Midtown: Benjamin, Four Seasons, Hilton, Sheraton, Marriot Marquis, Crowne Plaza, Waldorf Astoria and Warwick.
Downtown: W, Four Seasons, Conrad, Millenium Hilton, Sheraton Tribeca, Standard and Mercer.
-AirTrains operate from JFK and Newark airports that connect you to get to and from Manhattan, and onwards to other boroughs. From La Guardia Airport, public buses are available to take you to Manhattan and Queens.
- NYC subways operate 24 hours a day, 7 days a week, travelling through Manhattan, Bronx, Brooklyn and Queens. It is one of the most comprehensive system in the world. The main subway stations in Manhattan are Grand Central and Times Square stations.
-NYC Bus also operates in all the five boroughs.
-The Staten Island Ferry also operates 24hours a day and 7 days a week, and commutes between Whitehall Terminal in Whitehall Street, Manhattan, to and from St George Terminal in Staten Island.

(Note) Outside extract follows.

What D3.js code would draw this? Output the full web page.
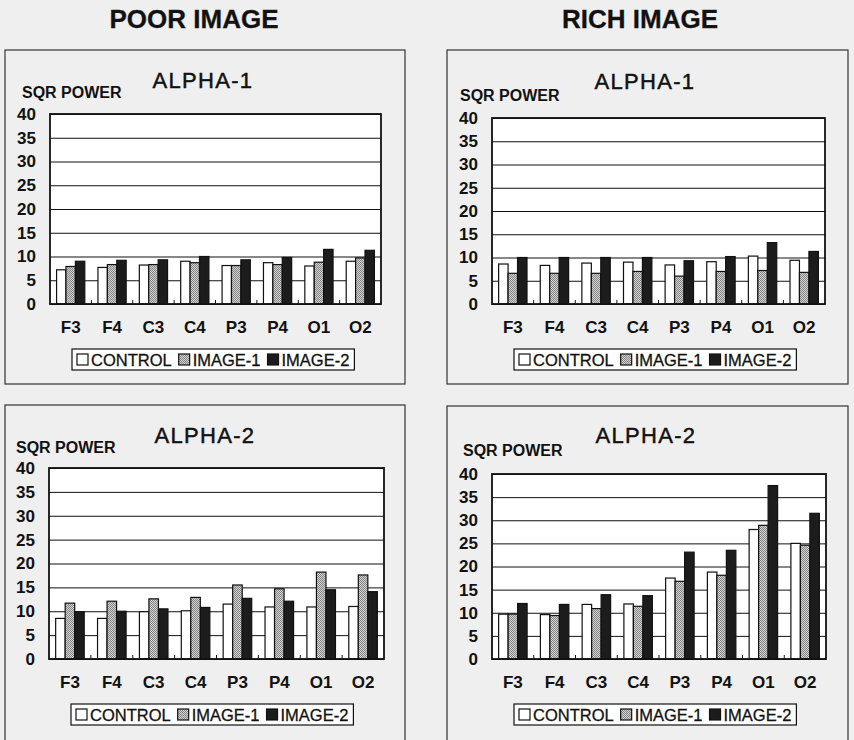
<!DOCTYPE html>
<html>
<head>
<meta charset="utf-8">
<script src="https://cdn.jsdelivr.net/npm/d3@7"></script>
<style>
    body { margin: 0; background: #efefef; }
    svg { display: block; }
    text { font-family: 'Liberation Sans', Arial, sans-serif; fill: #111; }
</style>
</head>
<body>
<div id="chart"></div>
<script>
// electrode sites and series
let channels = ['F3', 'F4', 'C3', 'C4', 'P3', 'P4', 'O1', 'O2'];
let seriesNames = ['CONTROL', 'IMAGE-1', 'IMAGE-2'];
let yTicks = [0, 5, 10, 15, 20, 25, 30, 35, 40];

// poor image, alpha-1
let poorAlpha1Control = [7.2, 7.7, 8.2, 9.0, 8.1, 8.7, 8.0, 9.0];
let poorAlpha1Image1 = [7.9, 8.3, 8.3, 8.7, 8.1, 8.3, 8.8, 9.7];
let poorAlpha1Image2 = [9.0, 9.2, 9.3, 10.0, 9.3, 9.8, 11.5, 11.3];

// rich image, alpha-1
let richAlpha1Control = [8.6, 8.3, 8.8, 9.0, 8.4, 9.1, 10.3, 9.4];
let richAlpha1Image1 = [6.6, 6.6, 6.6, 7.0, 6.0, 7.0, 7.2, 6.8];
let richAlpha1Image2 = [10.0, 10.0, 10.0, 10.0, 9.3, 10.2, 13.2, 11.3];

// poor image, alpha-2
let poorAlpha2Control = [8.5, 8.5, 9.9, 10.1, 11.5, 10.9, 10.9, 11.0];
let poorAlpha2Image1 = [11.7, 12.1, 12.6, 12.9, 15.5, 14.7, 18.2, 17.6];
let poorAlpha2Image2 = [9.9, 10.0, 10.5, 10.8, 12.7, 12.1, 14.5, 14.1];

// rich image, alpha-2
let richAlpha2Control = [9.7, 9.6, 11.8, 11.9, 17.5, 18.8, 28.0, 25.0];
let richAlpha2Image1 = [9.7, 9.4, 10.9, 11.4, 16.8, 18.1, 28.9, 24.6];
let richAlpha2Image2 = [12.0, 11.8, 13.9, 13.7, 23.1, 23.5, 37.5, 31.5];

let width = 854, height = 740;
let FONT = "'Liberation Sans', Arial, sans-serif";
let fills = ['#ffffff', 'url(#stipple)', '#1c1c1c'];

let svg = d3.select('#chart').append('svg')
    .attr('width', width)
    .attr('height', height);

// gray dotted fill for IMAGE-1
let pat = svg.append('defs').append('pattern')
    .attr('id', 'stipple')
    .attr('width', 2).attr('height', 2)
    .attr('patternUnits', 'userSpaceOnUse');
pat.append('rect').attr('width', 2).attr('height', 2).attr('fill', '#d2d2d2');
pat.append('rect').attr('width', 1).attr('height', 1).attr('fill', '#858585');
pat.append('rect').attr('x', 1).attr('y', 1).attr('width', 1).attr('height', 1).attr('fill', '#858585');

// column headings
svg.selectAll('text.heading')
    .data([{ t: 'POOR IMAGE', x: 194 }, { t: 'RICH IMAGE', x: 640 }])
    .enter().append('text')
        .attr('class', 'heading')
        .attr('x', function(d) { return d.x; })
        .attr('y', 28)
        .attr('text-anchor', 'middle')
        .style('font-size', '26px')
        .style('font-weight', 'bold')
        .attr('stroke', '#222')
        .attr('stroke-width', 0.3)
        .text(function(d) { return d.t; });

let panels = [
    { title: 'ALPHA-1', box: [5, 50, 400, 334], plot: [50, 114, 381, 304], titleX: 203, titleY: 88, labelX: 22, labelY: 98,
      series: [poorAlpha1Control, poorAlpha1Image1, poorAlpha1Image2] },
    { title: 'ALPHA-1', box: [447, 50, 401, 334], plot: [492, 118, 825, 304], titleX: 645, titleY: 89, labelX: 460, labelY: 101,
      series: [richAlpha1Control, richAlpha1Image1, richAlpha1Image2] },
    { title: 'ALPHA-2', box: [5, 405, 400, 360], plot: [49, 468, 384, 659], titleX: 205, titleY: 443, labelX: 16, labelY: 453,
      series: [poorAlpha2Control, poorAlpha2Image1, poorAlpha2Image2] },
    { title: 'ALPHA-2', box: [447, 406, 401, 360], plot: [492, 474, 826, 659], titleX: 646, titleY: 443, labelX: 463, labelY: 456,
      series: [richAlpha2Control, richAlpha2Image1, richAlpha2Image2] }
];

panels.forEach(drawPanel);

function drawPanel(p) {
    let g = svg.append('g');
    let left = p.plot[0], top = p.plot[1], right = p.plot[2], bottom = p.plot[3];

    g.append('rect')
        .attr('x', p.box[0]).attr('y', p.box[1])
        .attr('width', p.box[2]).attr('height', p.box[3])
        .attr('fill', 'none')
        .attr('stroke', '#333')
        .attr('stroke-width', 1.2);

    g.append('text')
        .attr('x', p.titleX).attr('y', p.titleY)
        .attr('text-anchor', 'middle')
        .style('font-size', '22px')
        .style('letter-spacing', '1.3px')
        .attr('stroke', '#111')
        .attr('stroke-width', 0.45)
        .text(p.title);

    g.append('text')
        .attr('x', p.labelX).attr('y', p.labelY)
        .style('font-size', '16px')
        .style('font-weight', 'bold')
        .text('SQR POWER');

    let x = d3.scaleBand().domain(channels).range([left, right]).padding(0);
    let inner = d3.scaleBand().domain(d3.range(seriesNames.length))
        .range([0, x.bandwidth()]).paddingOuter(0.7).paddingInner(0);
    let y = d3.scaleLinear().domain([0, 40]).range([bottom, top]);

    g.append('rect')
        .attr('x', left).attr('y', top)
        .attr('width', right - left).attr('height', bottom - top)
        .attr('fill', '#fff');

    // gridlines
    g.append('g')
        .attr('transform', 'translate(' + left + ',0)')
        .call(d3.axisLeft(y).tickValues(yTicks).tickSize(-(right - left)).tickFormat(''))
        .call(function(a) {
            a.select('.domain').remove();
            a.selectAll('line').attr('stroke', '#111').attr('stroke-width', 1);
        });

    // bars
    p.series.forEach(function(vals, si) {
        g.append('g').selectAll('rect')
            .data(vals)
            .enter().append('rect')
                .attr('x', function(d, i) { return x(channels[i]) + inner(si); })
                .attr('y', function(d) { return y(d); })
                .attr('width', inner.bandwidth())
                .attr('height', function(d) { return y(0) - y(d); })
                .attr('fill', fills[si])
                .attr('stroke', '#111')
                .attr('stroke-width', 1.2);
    });

    // small ticks at category boundaries
    g.append('g').selectAll('line')
        .data(channels.slice(1))
        .enter().append('line')
            .attr('x1', function(d) { return x(d); })
            .attr('x2', function(d) { return x(d); })
            .attr('y1', bottom)
            .attr('y2', bottom - 4)
            .attr('stroke', '#111');

    g.append('rect')
        .attr('x', left).attr('y', top)
        .attr('width', right - left).attr('height', bottom - top)
        .attr('fill', 'none')
        .attr('stroke', '#111')
        .attr('stroke-width', 1.8);

    // y axis labels
    g.append('g')
        .attr('transform', 'translate(' + left + ',0)')
        .call(d3.axisLeft(y).tickValues(yTicks).tickSize(0).tickPadding(14))
        .call(function(a) {
            a.select('.domain').remove();
            a.selectAll('text')
                .style('font-family', FONT)
                .style('font-size', '17px')
                .style('font-weight', 'bold')
                .attr('fill', '#111');
        });

    // x axis labels
    g.append('g')
        .attr('transform', 'translate(0,' + bottom + ')')
        .call(d3.axisBottom(x).tickSize(0).tickPadding(17))
        .call(function(a) {
            a.select('.domain').remove();
            a.selectAll('text')
                .style('font-family', FONT)
                .style('font-size', '17px')
                .style('font-weight', 'bold')
                .attr('fill', '#111');
        });

    // legend
    let lx = left + 22, ly = bottom + 45;
    let leg = g.append('g');
    let box = leg.append('rect')
        .attr('x', lx).attr('y', ly)
        .attr('width', 284).attr('height', 21)
        .attr('fill', '#fff')
        .attr('stroke', '#111')
        .attr('stroke-width', 1.2);
    let cx = lx + 5;
    seriesNames.forEach(function(name, si) {
        leg.append('rect')
            .attr('x', cx).attr('y', ly + 5)
            .attr('width', 11).attr('height', 11)
            .attr('fill', fills[si])
            .attr('stroke', '#111')
            .attr('stroke-width', 1.2);
        let t = leg.append('text')
            .attr('x', cx + 14).attr('y', ly + 16.5)
            .style('font-size', '16.5px')
            .attr('stroke', '#111')
            .attr('stroke-width', 0.3)
            .text(name);
        cx += 14 + t.node().getComputedTextLength() + 7;
    });
    box.attr('width', cx - lx - 2);
}
</script>
</body>
</html>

-The two main train stations for AMTRAK are: Grand Central Station on 42nd Street on the East side, and Penn Station on 34th Street on the West side.
You need to get a MetroCard to use the subways and buses.
You can also get “The New York Pass”, ranging from 1 day to 10 days to save costs. (please check their website)
Recommended Sites . . .
Downton: Katz Diner, John Dory Oster Bar, The Standard Hotel, American Cut, Marc Forgione, Tribeca Grill, Atera and Wolfgang’s Steakhouse (Tribeca).
Midtown: Grand Central Oyster Bar & Restaurant, Del Frisco’s, Betony, Gramercy Tavern, The Sea Fire Grill, The Four Seasons Hotel, Bull & Bear Prime Steakhouse and The Plaza Hotel.
Uptown: Amy Ruth’s Restaurant, Kitchenette, Earl’s Beer & Cheese, Ricardo Steakhouse, Flex Mussels, The Mermaid Inn, The Carlysle Hotel and The Surrey Hotel.
Queens: White Castle Mini Burgers (fast food).
-Williamsburg: Peter Luger Steakhouse, Rye, The Brooklyn Star, Cow & Clover and Five Leaves.
-Brooklyn Heights: Jack the Horse Tavern, Colonie, The River Café, Clark’s and Henry Public.